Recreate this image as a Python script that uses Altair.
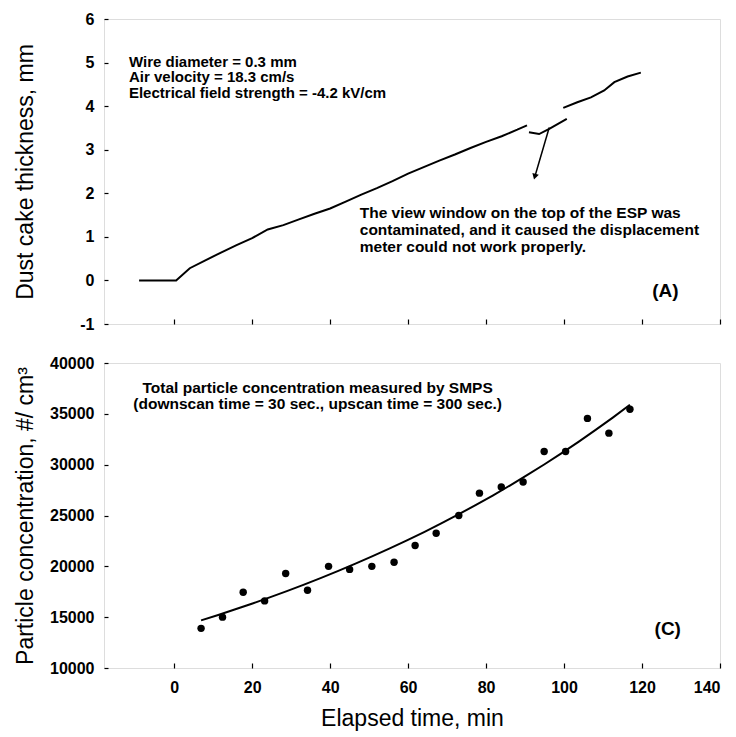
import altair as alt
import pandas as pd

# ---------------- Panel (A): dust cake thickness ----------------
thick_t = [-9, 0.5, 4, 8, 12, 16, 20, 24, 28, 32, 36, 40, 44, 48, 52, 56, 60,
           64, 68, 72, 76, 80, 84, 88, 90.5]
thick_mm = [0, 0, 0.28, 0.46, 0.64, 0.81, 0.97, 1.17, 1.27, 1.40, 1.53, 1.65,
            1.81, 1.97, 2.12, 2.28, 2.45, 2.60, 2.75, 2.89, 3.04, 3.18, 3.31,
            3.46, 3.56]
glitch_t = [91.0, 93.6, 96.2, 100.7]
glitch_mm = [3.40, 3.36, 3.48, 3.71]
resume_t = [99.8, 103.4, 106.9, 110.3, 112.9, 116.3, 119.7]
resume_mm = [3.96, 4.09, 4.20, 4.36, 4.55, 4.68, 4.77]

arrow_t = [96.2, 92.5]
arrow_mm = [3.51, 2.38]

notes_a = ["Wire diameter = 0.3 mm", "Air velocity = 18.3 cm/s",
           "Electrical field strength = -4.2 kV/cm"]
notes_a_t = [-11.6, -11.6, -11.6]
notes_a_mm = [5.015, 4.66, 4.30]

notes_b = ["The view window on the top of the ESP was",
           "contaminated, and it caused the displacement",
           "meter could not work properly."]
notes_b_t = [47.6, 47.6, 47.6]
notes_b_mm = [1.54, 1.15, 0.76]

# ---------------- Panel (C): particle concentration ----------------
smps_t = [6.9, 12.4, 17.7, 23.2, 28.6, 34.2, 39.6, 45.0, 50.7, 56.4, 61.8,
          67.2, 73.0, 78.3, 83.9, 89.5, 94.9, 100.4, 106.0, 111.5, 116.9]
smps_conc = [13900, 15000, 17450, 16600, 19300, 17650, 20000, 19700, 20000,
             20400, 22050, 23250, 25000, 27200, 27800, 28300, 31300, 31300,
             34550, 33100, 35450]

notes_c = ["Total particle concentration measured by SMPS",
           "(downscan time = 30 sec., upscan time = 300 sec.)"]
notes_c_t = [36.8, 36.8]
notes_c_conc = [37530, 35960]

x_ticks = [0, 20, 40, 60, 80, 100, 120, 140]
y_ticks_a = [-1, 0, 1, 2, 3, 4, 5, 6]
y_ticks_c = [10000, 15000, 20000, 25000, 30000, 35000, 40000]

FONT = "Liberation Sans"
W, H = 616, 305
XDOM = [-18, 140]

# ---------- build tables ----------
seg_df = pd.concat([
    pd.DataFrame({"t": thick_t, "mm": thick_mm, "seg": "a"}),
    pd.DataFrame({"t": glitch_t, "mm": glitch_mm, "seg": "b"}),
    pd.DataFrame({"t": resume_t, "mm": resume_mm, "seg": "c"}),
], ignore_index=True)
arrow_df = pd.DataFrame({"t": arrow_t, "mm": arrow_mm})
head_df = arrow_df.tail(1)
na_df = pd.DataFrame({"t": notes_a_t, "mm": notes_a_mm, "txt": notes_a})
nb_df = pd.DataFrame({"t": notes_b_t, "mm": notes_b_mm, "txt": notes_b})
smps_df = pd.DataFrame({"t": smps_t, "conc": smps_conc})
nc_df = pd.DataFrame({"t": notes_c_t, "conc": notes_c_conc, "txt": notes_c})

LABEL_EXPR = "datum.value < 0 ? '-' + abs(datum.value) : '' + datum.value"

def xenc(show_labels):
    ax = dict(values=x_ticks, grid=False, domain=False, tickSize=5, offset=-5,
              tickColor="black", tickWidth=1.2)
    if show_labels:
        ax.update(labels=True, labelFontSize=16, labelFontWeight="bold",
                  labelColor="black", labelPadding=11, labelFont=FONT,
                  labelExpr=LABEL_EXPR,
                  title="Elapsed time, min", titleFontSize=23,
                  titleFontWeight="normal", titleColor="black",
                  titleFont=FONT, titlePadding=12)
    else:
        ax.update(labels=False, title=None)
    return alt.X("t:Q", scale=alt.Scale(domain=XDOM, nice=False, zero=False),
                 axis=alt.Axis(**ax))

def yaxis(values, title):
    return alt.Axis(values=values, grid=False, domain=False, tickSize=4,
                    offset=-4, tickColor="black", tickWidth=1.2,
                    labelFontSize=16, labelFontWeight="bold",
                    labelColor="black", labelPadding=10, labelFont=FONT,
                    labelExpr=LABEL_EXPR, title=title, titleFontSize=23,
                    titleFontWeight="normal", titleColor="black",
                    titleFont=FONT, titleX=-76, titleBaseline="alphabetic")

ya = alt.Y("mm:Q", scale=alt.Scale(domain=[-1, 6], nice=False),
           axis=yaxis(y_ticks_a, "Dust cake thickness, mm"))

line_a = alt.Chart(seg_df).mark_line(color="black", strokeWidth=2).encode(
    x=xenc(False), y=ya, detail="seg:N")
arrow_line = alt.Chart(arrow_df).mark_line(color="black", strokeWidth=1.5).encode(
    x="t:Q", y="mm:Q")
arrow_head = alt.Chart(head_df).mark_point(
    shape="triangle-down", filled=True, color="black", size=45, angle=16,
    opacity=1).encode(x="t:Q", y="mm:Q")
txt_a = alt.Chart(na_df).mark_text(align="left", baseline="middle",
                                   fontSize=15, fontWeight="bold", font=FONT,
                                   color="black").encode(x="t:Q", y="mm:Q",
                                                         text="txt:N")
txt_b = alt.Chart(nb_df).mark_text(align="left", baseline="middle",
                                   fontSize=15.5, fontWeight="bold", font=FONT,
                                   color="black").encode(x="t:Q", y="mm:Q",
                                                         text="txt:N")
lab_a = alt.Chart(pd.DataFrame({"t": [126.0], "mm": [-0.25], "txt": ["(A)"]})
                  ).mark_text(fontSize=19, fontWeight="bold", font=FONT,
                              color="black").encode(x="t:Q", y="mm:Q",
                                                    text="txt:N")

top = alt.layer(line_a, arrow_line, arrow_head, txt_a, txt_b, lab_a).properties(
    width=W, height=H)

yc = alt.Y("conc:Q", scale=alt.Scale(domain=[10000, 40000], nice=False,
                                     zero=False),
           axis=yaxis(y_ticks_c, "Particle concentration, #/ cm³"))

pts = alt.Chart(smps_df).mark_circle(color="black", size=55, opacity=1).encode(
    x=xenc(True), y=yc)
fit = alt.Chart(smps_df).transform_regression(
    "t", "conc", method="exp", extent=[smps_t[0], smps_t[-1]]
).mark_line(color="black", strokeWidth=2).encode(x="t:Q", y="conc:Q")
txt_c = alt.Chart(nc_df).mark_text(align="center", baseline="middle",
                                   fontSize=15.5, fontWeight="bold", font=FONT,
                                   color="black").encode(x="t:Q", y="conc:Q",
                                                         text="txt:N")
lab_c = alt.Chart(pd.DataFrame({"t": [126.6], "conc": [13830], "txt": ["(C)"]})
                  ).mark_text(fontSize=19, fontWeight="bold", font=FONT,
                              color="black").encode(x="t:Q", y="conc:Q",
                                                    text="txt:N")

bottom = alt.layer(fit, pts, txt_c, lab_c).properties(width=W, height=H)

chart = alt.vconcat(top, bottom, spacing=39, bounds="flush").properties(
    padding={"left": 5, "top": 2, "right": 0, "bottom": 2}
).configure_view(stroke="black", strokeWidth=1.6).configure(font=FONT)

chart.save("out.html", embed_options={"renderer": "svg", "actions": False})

* * *

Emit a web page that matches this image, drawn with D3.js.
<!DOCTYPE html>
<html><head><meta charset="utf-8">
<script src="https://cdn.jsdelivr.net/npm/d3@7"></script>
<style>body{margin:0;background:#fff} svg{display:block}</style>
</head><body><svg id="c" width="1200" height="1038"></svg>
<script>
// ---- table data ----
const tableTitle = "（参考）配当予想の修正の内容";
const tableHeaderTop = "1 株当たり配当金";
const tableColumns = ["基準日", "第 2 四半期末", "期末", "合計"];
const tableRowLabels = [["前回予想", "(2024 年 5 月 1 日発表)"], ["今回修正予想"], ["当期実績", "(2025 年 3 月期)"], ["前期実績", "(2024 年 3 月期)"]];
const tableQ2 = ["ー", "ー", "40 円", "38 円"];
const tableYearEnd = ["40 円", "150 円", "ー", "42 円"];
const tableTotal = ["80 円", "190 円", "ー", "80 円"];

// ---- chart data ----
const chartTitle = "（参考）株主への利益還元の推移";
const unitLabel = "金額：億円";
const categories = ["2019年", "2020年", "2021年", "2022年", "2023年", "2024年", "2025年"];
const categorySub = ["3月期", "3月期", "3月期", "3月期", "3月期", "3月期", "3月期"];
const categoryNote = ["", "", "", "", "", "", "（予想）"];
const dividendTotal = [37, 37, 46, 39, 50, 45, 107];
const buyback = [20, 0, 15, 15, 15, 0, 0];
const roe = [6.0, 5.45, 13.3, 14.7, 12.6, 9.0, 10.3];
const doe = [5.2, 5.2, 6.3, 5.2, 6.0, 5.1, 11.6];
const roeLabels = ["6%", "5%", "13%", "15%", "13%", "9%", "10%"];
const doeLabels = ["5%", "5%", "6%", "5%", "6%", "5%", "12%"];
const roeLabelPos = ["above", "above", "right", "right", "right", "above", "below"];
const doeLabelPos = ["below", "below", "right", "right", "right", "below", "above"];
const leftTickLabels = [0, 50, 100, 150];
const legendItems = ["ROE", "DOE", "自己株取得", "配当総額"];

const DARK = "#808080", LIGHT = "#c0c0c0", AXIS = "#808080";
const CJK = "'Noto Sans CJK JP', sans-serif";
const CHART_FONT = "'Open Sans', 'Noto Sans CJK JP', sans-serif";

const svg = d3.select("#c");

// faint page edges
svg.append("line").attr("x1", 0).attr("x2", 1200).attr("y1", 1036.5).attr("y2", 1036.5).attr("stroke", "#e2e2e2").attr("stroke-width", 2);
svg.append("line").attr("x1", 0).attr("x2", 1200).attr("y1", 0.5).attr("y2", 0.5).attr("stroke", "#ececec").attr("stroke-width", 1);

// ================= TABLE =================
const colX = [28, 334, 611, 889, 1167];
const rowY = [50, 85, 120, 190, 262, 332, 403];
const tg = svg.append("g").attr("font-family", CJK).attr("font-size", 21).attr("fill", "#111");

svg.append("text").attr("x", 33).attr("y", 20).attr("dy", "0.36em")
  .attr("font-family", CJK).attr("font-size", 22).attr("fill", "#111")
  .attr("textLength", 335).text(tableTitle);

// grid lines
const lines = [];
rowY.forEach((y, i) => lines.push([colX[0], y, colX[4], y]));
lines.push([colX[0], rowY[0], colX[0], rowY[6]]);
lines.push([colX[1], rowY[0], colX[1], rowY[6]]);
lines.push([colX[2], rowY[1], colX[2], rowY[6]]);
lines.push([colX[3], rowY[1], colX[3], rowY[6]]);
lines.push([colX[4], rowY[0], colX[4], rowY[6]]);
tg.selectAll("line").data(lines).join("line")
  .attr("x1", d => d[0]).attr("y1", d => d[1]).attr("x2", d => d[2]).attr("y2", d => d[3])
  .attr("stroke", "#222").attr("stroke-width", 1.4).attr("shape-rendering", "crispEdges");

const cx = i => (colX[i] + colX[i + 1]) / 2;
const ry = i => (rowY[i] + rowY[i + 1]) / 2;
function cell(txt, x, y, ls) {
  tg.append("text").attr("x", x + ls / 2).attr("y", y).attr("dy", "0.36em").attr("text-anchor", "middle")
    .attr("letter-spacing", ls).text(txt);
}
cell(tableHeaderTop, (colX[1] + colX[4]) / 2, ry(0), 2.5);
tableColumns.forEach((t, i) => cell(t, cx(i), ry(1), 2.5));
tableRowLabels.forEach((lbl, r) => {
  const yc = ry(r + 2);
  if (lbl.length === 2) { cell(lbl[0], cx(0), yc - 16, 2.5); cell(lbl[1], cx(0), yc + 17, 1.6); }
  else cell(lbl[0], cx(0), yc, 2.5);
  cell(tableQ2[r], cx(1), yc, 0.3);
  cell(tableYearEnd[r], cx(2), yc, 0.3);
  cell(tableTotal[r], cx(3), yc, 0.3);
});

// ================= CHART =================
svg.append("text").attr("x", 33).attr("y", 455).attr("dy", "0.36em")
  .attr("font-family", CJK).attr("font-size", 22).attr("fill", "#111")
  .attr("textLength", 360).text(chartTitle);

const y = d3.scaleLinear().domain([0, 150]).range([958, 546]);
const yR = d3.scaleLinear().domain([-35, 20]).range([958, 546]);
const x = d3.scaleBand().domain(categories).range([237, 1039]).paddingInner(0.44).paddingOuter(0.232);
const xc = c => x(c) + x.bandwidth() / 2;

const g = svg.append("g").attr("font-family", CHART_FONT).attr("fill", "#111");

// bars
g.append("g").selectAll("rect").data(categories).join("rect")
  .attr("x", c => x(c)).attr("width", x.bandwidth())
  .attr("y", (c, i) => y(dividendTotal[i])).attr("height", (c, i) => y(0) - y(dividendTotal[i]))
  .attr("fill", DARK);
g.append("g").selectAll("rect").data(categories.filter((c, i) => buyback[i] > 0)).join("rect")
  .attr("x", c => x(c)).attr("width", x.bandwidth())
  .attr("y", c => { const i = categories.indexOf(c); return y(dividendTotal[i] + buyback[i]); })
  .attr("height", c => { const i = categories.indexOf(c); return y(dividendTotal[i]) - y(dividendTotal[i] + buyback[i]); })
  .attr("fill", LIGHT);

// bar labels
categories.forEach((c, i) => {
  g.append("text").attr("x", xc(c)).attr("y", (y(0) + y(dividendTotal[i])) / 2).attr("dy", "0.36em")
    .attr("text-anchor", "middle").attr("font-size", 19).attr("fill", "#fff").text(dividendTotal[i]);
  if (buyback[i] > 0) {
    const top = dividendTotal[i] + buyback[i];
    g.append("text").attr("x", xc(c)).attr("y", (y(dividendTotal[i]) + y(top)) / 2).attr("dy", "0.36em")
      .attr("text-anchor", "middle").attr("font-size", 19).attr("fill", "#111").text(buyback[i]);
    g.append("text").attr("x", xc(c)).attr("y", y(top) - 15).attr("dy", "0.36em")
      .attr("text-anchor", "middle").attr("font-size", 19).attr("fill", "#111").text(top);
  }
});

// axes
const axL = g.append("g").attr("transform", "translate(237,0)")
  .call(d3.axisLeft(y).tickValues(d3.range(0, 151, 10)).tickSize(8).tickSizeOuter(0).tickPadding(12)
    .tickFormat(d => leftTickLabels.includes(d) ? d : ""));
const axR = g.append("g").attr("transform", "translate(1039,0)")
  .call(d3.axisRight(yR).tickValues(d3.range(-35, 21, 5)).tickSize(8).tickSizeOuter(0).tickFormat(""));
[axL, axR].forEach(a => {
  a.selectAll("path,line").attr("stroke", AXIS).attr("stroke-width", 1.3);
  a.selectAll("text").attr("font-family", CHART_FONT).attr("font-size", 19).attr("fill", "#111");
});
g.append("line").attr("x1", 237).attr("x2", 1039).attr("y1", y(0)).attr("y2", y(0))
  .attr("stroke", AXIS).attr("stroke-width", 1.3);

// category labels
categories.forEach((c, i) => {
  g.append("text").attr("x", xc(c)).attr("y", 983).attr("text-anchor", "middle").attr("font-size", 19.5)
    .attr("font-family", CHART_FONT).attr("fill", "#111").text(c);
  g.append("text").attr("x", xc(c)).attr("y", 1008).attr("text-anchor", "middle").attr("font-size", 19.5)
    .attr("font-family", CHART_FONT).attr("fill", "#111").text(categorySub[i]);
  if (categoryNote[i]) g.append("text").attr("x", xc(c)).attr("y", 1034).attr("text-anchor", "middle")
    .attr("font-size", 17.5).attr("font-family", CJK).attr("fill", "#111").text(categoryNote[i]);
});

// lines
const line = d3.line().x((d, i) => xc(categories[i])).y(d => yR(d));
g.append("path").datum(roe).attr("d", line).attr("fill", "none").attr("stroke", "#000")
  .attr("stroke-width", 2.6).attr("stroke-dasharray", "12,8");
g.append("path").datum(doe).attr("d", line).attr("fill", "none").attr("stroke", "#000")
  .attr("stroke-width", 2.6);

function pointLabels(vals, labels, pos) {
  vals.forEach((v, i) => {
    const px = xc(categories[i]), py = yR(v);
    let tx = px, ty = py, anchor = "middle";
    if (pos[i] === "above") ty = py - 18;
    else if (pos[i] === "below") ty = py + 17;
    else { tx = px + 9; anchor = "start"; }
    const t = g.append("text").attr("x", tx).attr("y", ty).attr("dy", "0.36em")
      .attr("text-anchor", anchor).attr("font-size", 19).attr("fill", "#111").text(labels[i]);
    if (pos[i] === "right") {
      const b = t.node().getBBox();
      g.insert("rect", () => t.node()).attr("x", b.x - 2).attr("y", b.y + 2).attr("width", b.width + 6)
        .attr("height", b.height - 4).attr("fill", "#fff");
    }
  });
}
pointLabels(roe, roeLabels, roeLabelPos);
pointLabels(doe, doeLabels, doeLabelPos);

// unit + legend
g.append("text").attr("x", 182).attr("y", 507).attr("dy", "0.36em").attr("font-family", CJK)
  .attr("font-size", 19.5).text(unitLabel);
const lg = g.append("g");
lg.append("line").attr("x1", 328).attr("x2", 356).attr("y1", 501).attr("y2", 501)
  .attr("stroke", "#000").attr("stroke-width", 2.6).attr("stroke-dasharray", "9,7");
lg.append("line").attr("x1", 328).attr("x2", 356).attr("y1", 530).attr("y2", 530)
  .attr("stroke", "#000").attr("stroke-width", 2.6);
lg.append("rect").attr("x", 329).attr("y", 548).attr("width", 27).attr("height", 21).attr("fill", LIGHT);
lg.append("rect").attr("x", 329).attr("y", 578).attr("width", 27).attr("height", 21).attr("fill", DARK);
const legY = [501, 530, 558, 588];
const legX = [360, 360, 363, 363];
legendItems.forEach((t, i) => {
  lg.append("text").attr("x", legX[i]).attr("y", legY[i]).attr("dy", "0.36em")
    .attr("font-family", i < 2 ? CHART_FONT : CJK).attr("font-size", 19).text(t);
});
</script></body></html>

GIVEN PROBLEM: From the line containing "Recreate this image" through the line containing "import pandas as pd", copy every line above exactly, without pictures.

ANSWER TO THIS EXERCISE:
Recreate this image as a Python script that uses Altair.
import altair as alt
import pandas as pd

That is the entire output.